Do F1 wings work like the ones on road cars?
As complicated as F1 cars are, not every racing demand requires a high-tech and/or electronic solution. That even includes the race cars’ aerodynamic elements, such as the rear wings. True, F1 cars do have some active aero features, such as the drag-reduction system. But at a very basic level, an F1 wing is designed to do the same thing as a road car wing. And that ‘thing’ is controlling airflow.
As air flows over a car—any car—it speeds up to match the air flowing under the car. This creates a low-pressure zone behind the car, causing lift. That’s great for airplanes, which fly via this phenomenon, but bad for cars. And it’s especially problematic for rear-wheel-drive cars, like the ones in F1, because that reduces traction and acceleration.
F1 cars, like road cars, address this issue using rear wings. F1 wings, like road-car ones, are essentially upside-down airplane wings, Automobile explains. When the air going over the car’s roof hits the wing, some goes over and some goes under. The wing’s shape means the air going under has to speed up, generating a smaller low-pressure zone. It’s lift, but in the opposite direction—aka ‘downforce.’

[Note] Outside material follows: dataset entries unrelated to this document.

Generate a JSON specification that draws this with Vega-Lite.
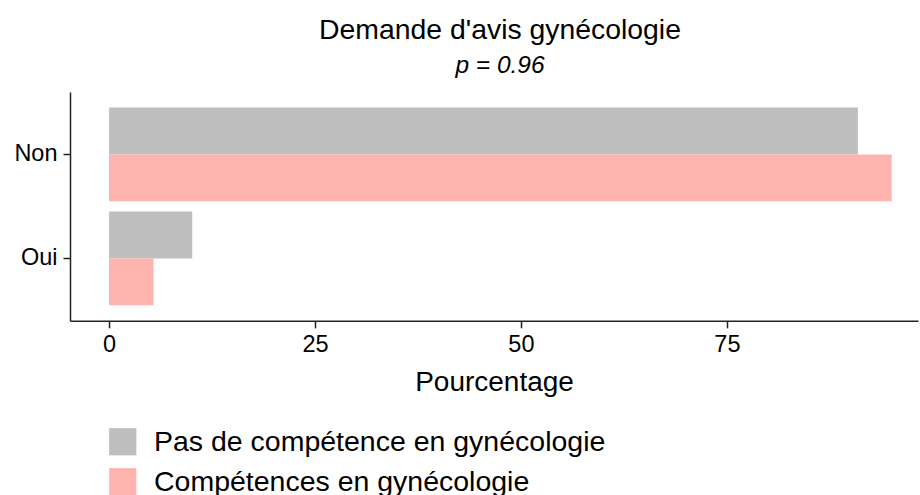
{
  "$schema": "https://vega.github.io/schema/vega-lite/v6.json",
  "autosize": "none",
  "width": 848,
  "height": 228.8,
  "padding": {"left": 70, "top": 92, "right": 2, "bottom": 175},
  "background": "white",
  "title": {
    "text": "Demande d'avis gynécologie",
    "subtitle": "p = 0.96",
    "anchor": "middle",
    "frame": "group",
    "dx": 6,
    "font": "Liberation Sans",
    "fontSize": 28.4,
    "fontWeight": "normal",
    "color": "black",
    "subtitleFont": "Liberation Sans",
    "subtitleFontSize": 24.5,
    "subtitleFontStyle": "italic",
    "subtitleColor": "black",
    "subtitlePadding": 9,
    "offset": 13
  },
  "data": {
    "values": [
      {"reponse": "Non", "groupe": "Pas de compétence en gynécologie", "pct": 90.9},
      {"reponse": "Non", "groupe": "Compétences en gynécologie", "pct": 95.0},
      {"reponse": "Oui", "groupe": "Pas de compétence en gynécologie", "pct": 10.1},
      {"reponse": "Oui", "groupe": "Compétences en gynécologie", "pct": 5.4}
    ]
  },
  "mark": {"type": "bar"},
  "encoding": {
    "y": {
      "field": "reponse",
      "type": "nominal",
      "sort": ["Non", "Oui"],
      "scale": {"paddingInner": 0.1, "paddingOuter": 0.15},
      "axis": {
        "title": null,
        "labelFont": "Liberation Sans",
        "labelFontSize": 23.5,
        "labelColor": "black",
        "labelPadding": 6,
        "tickSize": 7,
        "tickColor": "#222",
        "tickWidth": 1.5,
        "domainColor": "#222",
        "domainWidth": 1.5,
        "grid": false
      }
    },
    "yOffset": {
      "field": "groupe",
      "type": "nominal",
      "sort": ["Pas de compétence en gynécologie", "Compétences en gynécologie"],
      "scale": {"paddingInner": 0, "paddingOuter": 0}
    },
    "x": {
      "field": "pct",
      "type": "quantitative",
      "scale": {"domain": [-4.74, 98.2], "nice": false, "zero": false},
      "axis": {
        "title": "Pourcentage",
        "values": [0, 25, 50, 75],
        "titleFont": "Liberation Sans",
        "titleFontSize": 28,
        "titleFontWeight": "normal",
        "titleColor": "black",
        "titlePadding": 12,
        "labelFont": "Liberation Sans",
        "labelFontSize": 23.5,
        "labelColor": "black",
        "labelPadding": 5,
        "tickSize": 7,
        "tickColor": "#222",
        "tickWidth": 1.5,
        "domainColor": "#222",
        "domainWidth": 1.5,
        "grid": false
      }
    },
    "x2": {"datum": 0},
    "color": {
      "field": "groupe",
      "type": "nominal",
      "sort": ["Pas de compétence en gynécologie", "Compétences en gynécologie"],
      "scale": {
        "domain": ["Pas de compétence en gynécologie", "Compétences en gynécologie"],
        "range": ["#bebebe", "#ffb3ae"]
      },
      "legend": {
        "title": null,
        "orient": "none",
        "legendX": 38.5,
        "legendY": 335.5,
        "direction": "vertical",
        "symbolType": "square",
        "symbolSize": 740,
        "symbolStrokeWidth": 0,
        "symbolOpacity": 1,
        "labelFont": "Liberation Sans",
        "labelFontSize": 28.5,
        "labelColor": "black",
        "labelOffset": 17,
        "rowPadding": 11,
        "padding": 0,
        "labelLimit": 700
      }
    }
  },
  "config": {
    "view": {"stroke": null}
  }
}
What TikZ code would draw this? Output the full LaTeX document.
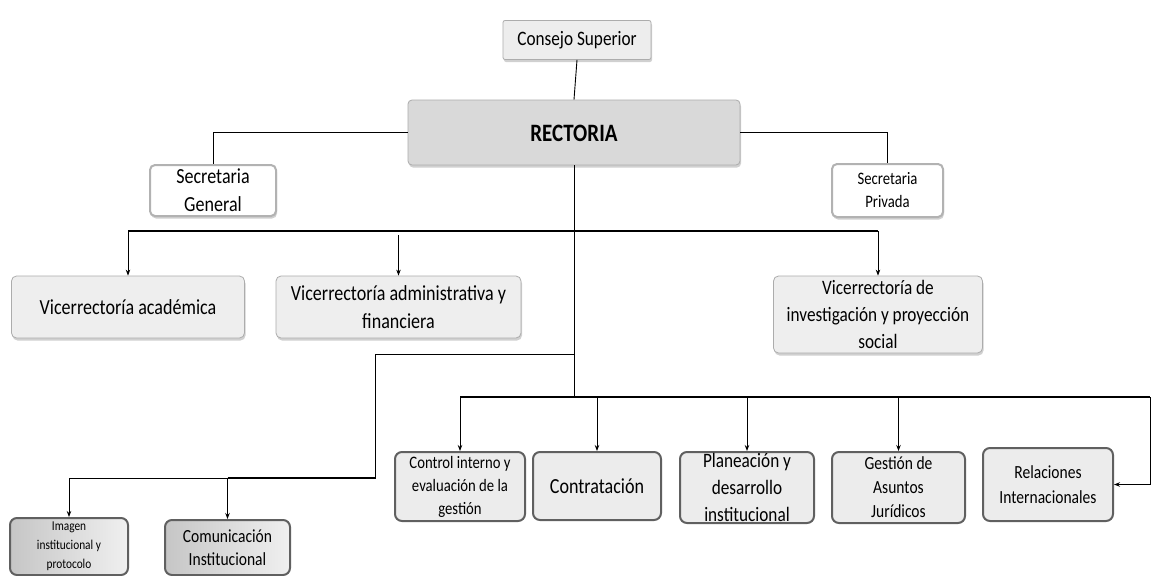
\documentclass[tikz,border=0pt]{standalone}
\usepackage{fontspec}
\setmainfont{Carlito}[FakeStretch=0.84]
\usetikzlibrary{arrows.meta,shadows}
\newcommand{\txtsz}[2]{\fontsize{#1}{#2}\selectfont}
\begin{document}
\begin{tikzpicture}[x=1pt,y=-1pt,
    sombra/.style={drop shadow={shadow xshift=1pt,shadow yshift=-2.5pt,fill=black!30,opacity=0.6}},
    topbox/.style={draw=gray!65,fill=gray!14,line width=0.8pt,rounded corners=2pt,sombra,align=center,inner sep=2pt},
    secbox/.style={draw=gray!60,fill=white,line width=2pt,rounded corners=5pt,sombra,align=center,inner sep=1pt},
    vicebox/.style={draw=gray!65,fill=gray!13,line width=0.8pt,rounded corners=5pt,sombra,align=center,inner sep=2pt},
    unitbox/.style={draw=gray!75!black,fill=gray!15,line width=2pt,rounded corners=7pt,align=center,inner sep=1pt},
    combox/.style={draw=gray!75!black,left color=gray!45,right color=gray!12,line width=2pt,rounded corners=7pt,align=center,inner sep=1pt},
    linea/.style={draw=black,line width=0.9pt},
    barra/.style={draw=black,line width=1.6pt},
    flecha/.style={linea,-{Stealth[length=6pt,width=4.5pt]}}]
    \clip (0,0) rectangle (1152,576);
    \fill[white] (0,0) rectangle (1152,576);

    % cabeza
    \node[topbox,minimum width=148,minimum height=39,font=\txtsz{20.5}{23}] (cs) at (577,40) {Consejo Superior};
    \node[topbox,fill=gray!30,rounded corners=4pt,minimum width=332,minimum height=65,font=\txtsz{25}{28}\bfseries] (rect) at (574,132.5) {\raisebox{-18pt}{RECTORIA}};
    \node[secbox,minimum width=126,minimum height=51,font=\txtsz{21.5}{28}] (sg) at (213,190.5) {Secretaria\\General};
    \node[secbox,minimum width=111,minimum height=53,font=\txtsz{17.5}{23}] (sp) at (887.5,190.5) {Secretaria\\Privada};

    % vicerrectorias
    \node[vicebox,minimum width=233,minimum height=62,font=\txtsz{21.5}{28}] (va) at (128,307) {Vicerrectoría académica};
    \node[vicebox,minimum width=245,minimum height=62,font=\txtsz{21.5}{28}] (vf) at (398.5,307) {Vicerrectoría administrativa y\\financiera};
    \node[vicebox,minimum width=209,minimum height=77,font=\txtsz{20.5}{27}] (vi) at (878,314.5) {Vicerrectoría de\\investigación y proyección\\social};

    % dependencias
    \node[unitbox,minimum width=130,minimum height=69,font=\txtsz{17.5}{23}] (ct) at (460,486.5) {Control interno y\\evaluación de la\\gestión};
    \node[unitbox,minimum width=128,minimum height=68,font=\txtsz{21.5}{26}] (co) at (597,486) {Contratación};
    \node[unitbox,minimum width=134,minimum height=71,font=\txtsz{20.5}{27}] (pl) at (747,487.5) {Planeación y\\desarrollo\\institucional};
    \node[unitbox,minimum width=133,minimum height=71,font=\txtsz{18.5}{24}] (gj) at (898.5,487.5) {Gestión de\\Asuntos\\Jurídicos};
    \node[unitbox,minimum width=130,minimum height=73,font=\txtsz{18.5}{25}] (ri) at (1048,484.5) {Relaciones\\Internacionales};
    \node[combox,minimum width=118,minimum height=57,font=\txtsz{13.5}{19}] (im) at (69,546.5) {Imagen\\institucional y\\protocolo};
    \node[combox,minimum width=125,minimum height=55,font=\txtsz{18.5}{23}] (ci) at (227.5,547.5) {Comunicación\\Institucional};

    % puntos de union
    \coordinate (b1l) at (128,231);
    \coordinate (b1r) at (878,231);
    \coordinate (b1f) at (398.5,235);
    \coordinate (k1) at (574,354);
    \coordinate (k2) at (375,478);
    \coordinate (k3) at (69,478);
    \coordinate (k4) at (227.5,478);
    \coordinate (b2l) at (460,397);
    \coordinate (b2m) at (574,397);
    \coordinate (b2r) at (1150,397);

    % conectores
    \draw[linea] (cs.south) -- (rect.north);
    \draw[linea] (rect.west) -| (sg.north);
    \draw[linea] (rect.east) -| (sp.north);
    \draw[linea] (rect.south) -- (b2m);
    \draw[barra] (b1l) -- (b1r);
    \draw[flecha] (b1l) -- (va.north);
    \draw[flecha] (b1f) -- (vf.north);
    \draw[flecha] (b1r) -- (vi.north);
    \draw[linea] (k1) -- (k1 -| k2) -- (k2) -- (k3);
    \draw[barra] (k4) -- (k2);
    \draw[flecha] (k3) -- (im.north);
    \draw[flecha] (k4) -- (ci.north);
    \draw[barra] (b2l) -- (b2r);
    \draw[flecha] (b2r) |- (ri.east);
    \draw[flecha] (b2l) -- (ct.north);
    \draw[flecha] (b2l -| co.north) -- (co.north);
    \draw[flecha] (b2l -| pl.north) -- (pl.north);
    \draw[flecha] (b2l -| gj.north) -- (gj.north);
\end{tikzpicture}
\end{document}
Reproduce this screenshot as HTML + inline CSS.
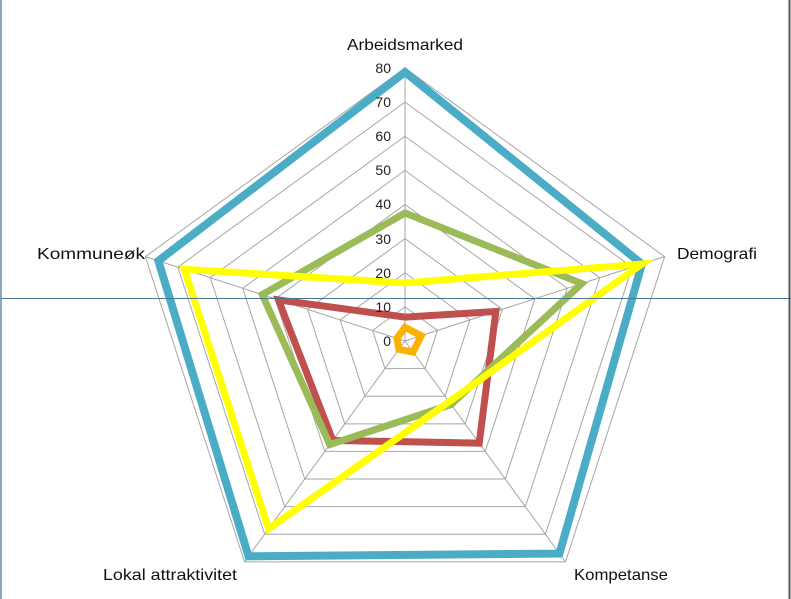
<!DOCTYPE html>
<html><head><meta charset="utf-8"><style>
html,body{margin:0;padding:0;background:#fff;}
svg{display:block;font-family:"Liberation Sans",sans-serif;}
</style></head><body>
<svg width="791" height="599" viewBox="0 0 791 599" xmlns="http://www.w3.org/2000/svg">
<rect width="791" height="599" fill="#fff"/>
<g id="grid" fill="none" stroke="#a6a6a6" stroke-width="1"></g>
<g id="series" fill="none" stroke-linejoin="miter" stroke-width="7"></g>
<g font-size="14" fill="#222" text-anchor="end">
<text x="391" y="73">80</text><text x="391" y="107">70</text><text x="391" y="141">60</text>
<text x="391" y="175">50</text><text x="391" y="209">40</text><text x="391" y="244">30</text>
<text x="391" y="278">20</text><text x="391" y="312">10</text><text x="391" y="346">0</text>
</g>
<g font-size="16" fill="#111">
<text x="405" y="50" text-anchor="middle" textLength="116" lengthAdjust="spacingAndGlyphs">Arbeidsmarked</text>
<text x="677" y="259" textLength="80" lengthAdjust="spacingAndGlyphs">Demografi</text>
<text x="574" y="580" textLength="94" lengthAdjust="spacingAndGlyphs">Kompetanse</text>
<text x="103" y="580" textLength="134" lengthAdjust="spacingAndGlyphs">Lokal attraktivitet</text>
<text x="37" y="259" textLength="108" lengthAdjust="spacingAndGlyphs">Kommuneøk</text>
</g>
<line x1="0" y1="298.5" x2="791" y2="298.5" stroke="#4a7590" stroke-width="1"/>
<line x1="1" y1="0" x2="1" y2="599" stroke="#6a8aa0" stroke-width="1.5"/>
<line x1="789.5" y1="0" x2="789.5" y2="599" stroke="#555" stroke-width="2"/>
<script>
var cx=405,cy=341,R=273,ns="http://www.w3.org/2000/svg";
var ang=[-90,-18,54,126,198].map(a=>a*Math.PI/180);
function pt(v,i){var r=R*v/80;return [cx+r*Math.cos(ang[i]),cy+r*Math.sin(ang[i])];}
var g=document.getElementById('grid');
for(var k=1;k<=8;k++){var p=document.createElementNS(ns,'polygon');
p.setAttribute('points',[0,1,2,3,4].map(i=>pt(k*10,i).join(',')).join(' '));g.appendChild(p);}
for(var i=0;i<5;i++){var l=document.createElementNS(ns,'line');var e=pt(80,i);
l.setAttribute('x1',cx);l.setAttribute('y1',cy);l.setAttribute('x2',e[0]);l.setAttribute('y2',e[1]);g.appendChild(l);}
var S=[["#4bacc6",8,[78.8,73,77,78,76]],["#c0504d",7,[7,28,37,36,39]],["#9bbb59",7,[37.5,54.5,23,37.5,44]],
["#ffff00",7,[17,73,22,68,68]],["#f9b200",7,[4,5,4,3,2.5]]];
var sg=document.getElementById('series');
S.forEach(function(s){var p=document.createElementNS(ns,'polygon');
p.setAttribute('points',s[2].map((v,i)=>pt(v,i).join(',')).join(' '));
p.setAttribute('stroke',s[0]);p.setAttribute('stroke-width',s[1]);sg.appendChild(p);});
</script>
</svg>
</body></html>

However, F1 wings have the same downsides as the ones road cars use. Firstly, boundary-layer separation at the rear limits how much air the wing ‘sees.’ That’s why F1 cars also have vortex generators that improve airflow to the wings. And secondly, while rear wings generate downforce, they also increase drag, which slows the car down.
This brings us to the aero battle that’s being played out over the 2021 F1 Championship.
Flexi or multi-part, rear wings have a major role in 2021 F1 Championship strategies
The rear wings on F1 cars are part of a comprehensive aero package that includes things like vortex generators and front canards. And F1 aero kits change annually, based on rule changes and competitive experience. However, F1 teams also regularly swap out these aero features as the situation demands. And the recent Portuguese Grand Prix was indeed demanding.
As noted earlier, wings create more drag as they make downforce. But if the F1 team is OK with less downforce, the mechanics can fit a different wing. A wing with a shallower angle and/or differently-shaped fins makes less downforce, F1 Technical notes. But it also makes less drag. And that means more straight-line speed.
This is exactly what the Mercedes team did at the Portuguese GP, Motorsports explains. Lewis Hamilton’s car had a lower-downforce wing that let him speed by his Red Bull rival, Max Verstappen. However, while the tactic worked, it also kicked off an F1 wing-off of sorts.
Following the Portuguese GP, the Red Bull F1 team swapped wings throughout the Spanish GP. The team used a high-downforce wing for qualifying and a lower-downforce one during the actual race. This tactic let the team get a solid qualifying time and more speed during the race, not to mention less rear-tire wear.
Unfortunately, the second wing flexed so much that Mercedes accused Red Bull of violating F1 regulations. After all, a downward-deflecting wing makes even less drag. Red Bull fired back by accusing Mercedes’ front wings of the same, Autoweek reports. The F1 organizers resolved this by instituting new, tougher testing procedures for the subsequent French GP.
The 2021 season is entering its second act soon
Although the ‘flexi wing’ issue has seemingly been addressed, the 2021 F1 Championship isn’t over. The next race on June 27th, 2021, is the Styrian GP in Austria. And there, the teams’ aero strategies will be pitted against each other again. But there are still 14 more races after that.
Just goes to show, when it comes to F1, you can’t just wing it.